Last week a team of LDE scholars released a preliminary assessment of the impacts of climate change on cultural heritage in the Netherlands, analyzing for the first time the level of exposure to climate change hazards of more than 60.000 Dutch national monuments. Dr. Sandra Fatorić (TU Delft, Faculty of Architecture and the Built Environment), Dr. Martijn Manders (Leiden University, Faculty of Archaeology) and David Teruel (TU Delft, Faculty of Civil Engineering and Geosciences) hope their report stresses the importance of incorporating 'climate change risks into cultural heritage management and conservation in the Netherlands'.

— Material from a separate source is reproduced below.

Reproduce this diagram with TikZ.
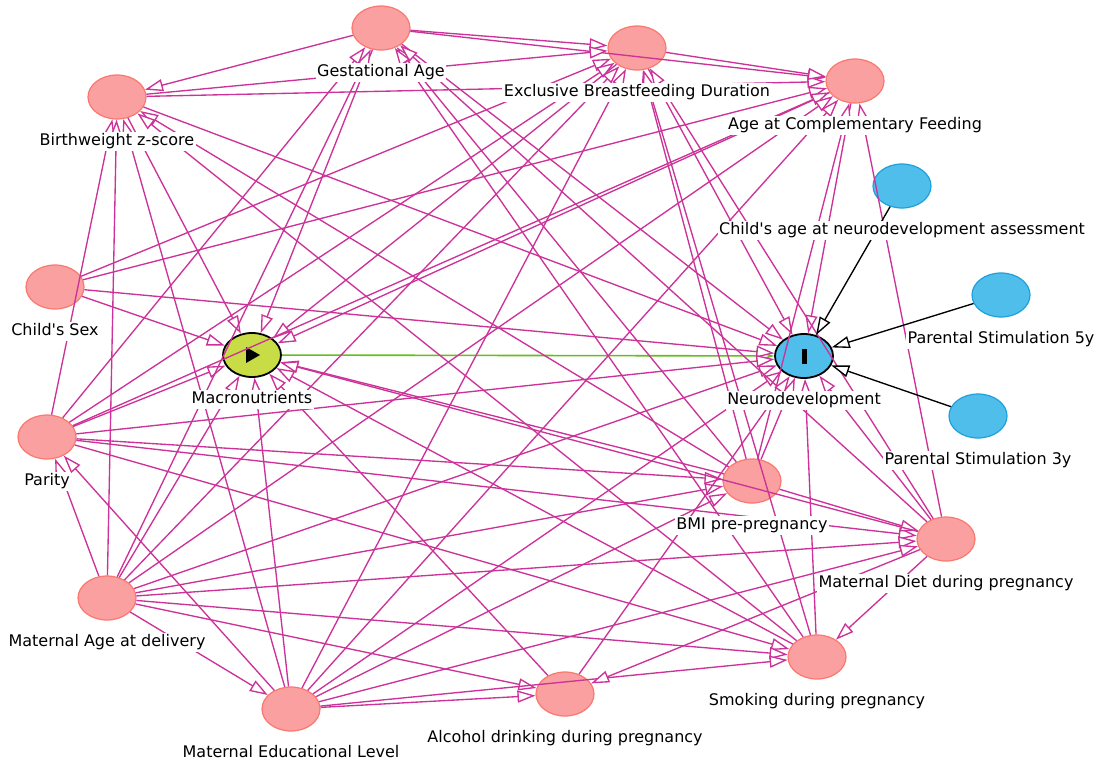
\documentclass[tikz,border=0pt]{standalone}
\usepackage{fontspec}
\newfontfamily\dagfont{DejaVu Sans}
\usetikzlibrary{positioning}
\usetikzlibrary{shapes.geometric}
\usetikzlibrary{arrows.meta}
\definecolor{pathpink}{RGB}{204,51,153}
\definecolor{ancfill}{RGB}{250,160,160}
\definecolor{ancdraw}{RGB}{250,120,110}
\definecolor{outfill}{RGB}{80,190,235}
\definecolor{outdraw}{RGB}{30,160,220}
\definecolor{expfill}{RGB}{200,220,70}
\definecolor{causgreen}{RGB}{100,190,30}
\begin{document}
\begin{tikzpicture}[x=1pt,y=-1pt]
		\tikzset{var/.style = {ellipse, draw=ancdraw, fill=ancfill, line width=1.2pt,
				minimum width=58pt, minimum height=44pt, inner sep=0pt},
			outvar/.style = {var, draw=outdraw, fill=outfill},
			key/.style = {var, draw=black, line width=1.8pt},
			edge/.style = {-{Triangle[length=18pt,width=12pt,fill=white]}, draw=pathpink, line width=1.35pt},
			tie/.style = {edge, draw=black},
			causal/.style = {edge, draw=causgreen, line width=1.6pt},
			lab/.style = {fill=white, inner sep=1.5pt, font=\dagfont\fontsize{16}{18}\selectfont,
				text height=12pt, text depth=3.5pt}}
		\useasboundingbox (0,0) rectangle (1098,763);
		\node[var] (GA) at (381,28) {};
		\node[var] (EBF) at (637,48) {};
		\node[var] (ACF) at (855,81) {};
		\node[var] (BW) at (117,97) {};
		\node[outvar] (CAGE) at (902,186) {};
		\node[var] (CS) at (55,287) {};
		\node[key, fill=expfill] (MAC) at (252,355) {};
		\node[key, fill=outfill] (NEU) at (804,356) {\rule{5pt}{15pt}};
		\node[outvar] (PS5) at (1001,295) {};
		\node[outvar] (PS3) at (978,416) {};
		\node[var] (PAR) at (47,437) {};
		\node[var] (BMI) at (752,481) {};
		\node[var] (DIET) at (946,539) {};
		\node[var] (MAGE) at (107,598) {};
		\node[var] (SMK) at (817,657) {};
		\node[var] (ALC) at (565,694) {};
		\node[var] (MEDU) at (291,709) {};
		\fill ([shift={(-6,-8)}]MAC.center) -- ([shift={(-6,8)}]MAC.center) -- ([shift={(8,0)}]MAC.center) -- cycle;
		% exposure to outcome
		\draw[causal] (MAC) edge (NEU);
		% biasing paths
		\draw[edge] (GA) edge (BW) edge (EBF) edge (ACF) edge (MAC) edge (NEU);
		\draw[edge] (BW) edge (EBF) edge (ACF) edge (MAC) edge (NEU);
		\draw[edge] (EBF) edge (ACF) edge (MAC) edge (NEU);
		\draw[edge] (ACF) edge (MAC) edge (NEU);
		\draw[edge] (CS) edge (EBF) edge (ACF) edge (MAC) edge (NEU);
		\draw[edge] (PAR) edge (BW) edge (GA) edge (EBF) edge (ACF) edge (MAC) edge (NEU)
			edge (BMI) edge (DIET) edge (SMK);
		\draw[edge] (MAGE) edge (PAR) edge (BW) edge (GA) edge (EBF) edge (ACF) edge (MAC)
			edge (NEU) edge (BMI) edge (DIET) edge (SMK) edge (ALC) edge (MEDU);
		\draw[edge] (MEDU) edge (PAR) edge (BW) edge (EBF) edge (ACF) edge (MAC) edge (NEU)
			edge (BMI) edge (DIET) edge (SMK) edge (ALC);
		\draw[edge] (BMI) edge (GA) edge (BW) edge (EBF) edge (ACF) edge (MAC) edge (NEU) edge (DIET);
		\draw[edge] (DIET) edge (GA) edge (EBF) edge (ACF) edge (MAC) edge (NEU) edge (SMK) edge (ALC);
		\draw[edge] (SMK) edge (GA) edge (BW) edge (EBF) edge (MAC) edge (NEU);
		\draw[edge] (ALC) edge (MAC) edge (NEU);
		% outcome ancestors
		\draw[tie] (CAGE) edge (NEU);
		\draw[tie] (PS5) edge (NEU);
		\draw[tie] (PS3) edge (NEU);
		% labels
		\node[lab, below=12.5pt of GA] (GAL) {Gestational Age};
		\node[lab, below=12.5pt of EBF] (EBFL) {Exclusive Breastfeeding Duration};
		\node[lab, below=12.5pt of ACF] (ACFL) {Age at Complementary Feeding};
		\node[lab, below=12.5pt of BW] (BWL) {Birthweight z-score};
		\node[lab, below=12.5pt of CAGE] (CAGEL) {Child's age at neurodevelopment assessment};
		\node[lab, below=12.5pt of CS] (CSL) {Child's Sex};
		\node[lab, below=12pt of MAC] (MACL) {Macronutrients};
		\node[lab, below=12pt of NEU] (NEUL) {Neurodevelopment};
		\node[lab, below=12.5pt of PS5] (PS5L) {Parental Stimulation 5y};
		\node[lab, below=12.5pt of PS3] (PS3L) {Parental Stimulation 3y};
		\node[lab, below=12.5pt of PAR] (PARL) {Parity};
		\node[lab, below=12.5pt of BMI] (BMIL) {BMI pre-pregnancy};
		\node[lab, below=12.5pt of DIET] (DIETL) {Maternal Diet during pregnancy};
		\node[lab, below=12.5pt of MAGE] (MAGEL) {Maternal Age at delivery};
		\node[lab, below=12.5pt of SMK] (SMKL) {Smoking during pregnancy};
		\node[lab, below=12.5pt of ALC] (ALCL) {Alcohol drinking during pregnancy};
		\node[lab, below=12.5pt of MEDU] (MEDUL) {Maternal Educational Level};
	\end{tikzpicture}
\end{document}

Using the spatial data provided by the Cultural Heritage Agency (Rijksdienst voor het Cultureel Erfgoed), the Climate Impact Atlas (Klimaateffectatlas), the researchers analyzed the exposure of 63.389 national monuments to drought, heat, coastal and river flooding, and urban pluvial flooding. Cross referencing the different hazards that these monuments can be exposed to per province, the report provides a greater depth and understanding of the level of risks that the monuments possibly face. As such, this information can greatly help conservators, cultural heritage managers and governmental institutions create a better oversight of the necessities needed to protect and maintain the national monuments in their area. This is especially relevant as climate change hazards are yet to be incorporated into heritage management and conservation standards, regulations, or policies.

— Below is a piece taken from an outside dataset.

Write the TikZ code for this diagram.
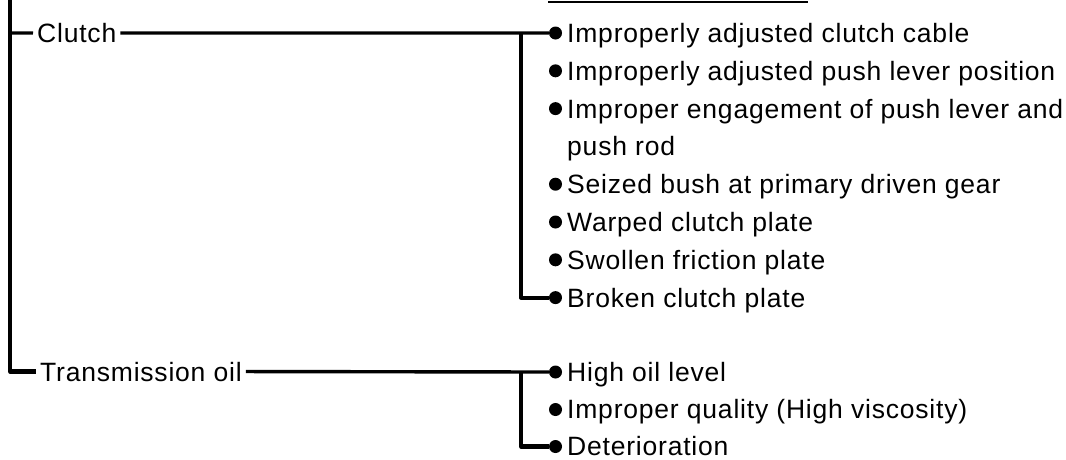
\documentclass[tikz,border=0pt]{standalone}
\usepackage{fontspec}
\setmainfont{Liberation Sans}[LetterSpace=3]
\begin{document}
\begin{tikzpicture}[x=1pt,y=-1pt,
  txt/.style={anchor=base west,inner sep=0pt,font=\fontsize{26.5}{30}\selectfont},
  cat/.style={txt,inner xsep=4pt},
  dot/.style={circle,fill=black,inner sep=0pt,minimum size=13pt},
  conn/.style={line width=3.4pt,line join=round,line cap=butt},
  trunk/.style={line width=4.2pt,line join=round}]
\useasboundingbox (0,0) rectangle (1066,459);
% partial underline at top
\coordinate (u1) at (548,2);
\coordinate (u2) at (808,2);
\draw[line width=2pt] (u1) -- (u2);
% category labels
\node[cat] (clutch) at (33,42.5) {Clutch};
\node[cat] (trans) at (36,381) {Transmission oil};
% left trunk
\coordinate (top) at (10,0);
\coordinate (cl) at (10,33);
\draw[trunk] (top) |- (trans.west);
\draw[conn] (cl) -- (clutch.west);
% clutch items
\foreach \i/\y/\t in {1/33/Improperly adjusted clutch cable,
                      2/70.8/Improperly adjusted push lever position,
                      3/108.6/Improper engagement of push lever and,
                      5/184.2/Seized bush at primary driven gear,
                      6/222/Warped clutch plate,
                      7/259.8/Swollen friction plate,
                      8/297.6/Broken clutch plate}{
  \node[dot] (cb\i) at (555.5,\y) {};
  \node[txt] (ct\i) at (567,\y+9.5) {\t};
}
\node[txt] (ct4) at (567,155.9) {push rod};
\coordinate (cj) at (521,33);
\draw[conn] (clutch.east) -- (cb1.west);
\draw[trunk] (cj) |- (cb8.west);
% transmission items
\foreach \i/\y/\t in {1/372/High oil level,
                      2/409.5/Improper quality (High viscosity),
                      3/446.5/Deterioration}{
  \node[dot] (tb\i) at (555.5,\y) {};
  \node[txt] (tt\i) at (567,\y+9) {\t};
}
\coordinate (tj) at (521,372);
\draw[conn] (trans.east) -- (tb1.west);
\draw[trunk] (tj) |- (tb3.west);
\end{tikzpicture}
\end{document}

As the report is the first of its kind to assess the hazards of climate change on monuments, the researchers stress that it has only measured their potential exposure to these hazards or the 'monument’s presence in a place that could be adversely affected by a climate change hazard'. Consequently, further research is needed such as assessments of sensitivity and the adaptive capacity of monuments to climate change. Additionally, the report calls for a review of the existing categories in which Dutch heritage is classified. According to the researchers 'the category of archaeological sites', for instance, 'does not distinguish between inland, maritime and underwater archaeological sites'. New categories could help further narrow down the risks which specific monuments could face, and therefore help provide better solutions to them.
A new phase has been opened in the field of heritage conservation and management.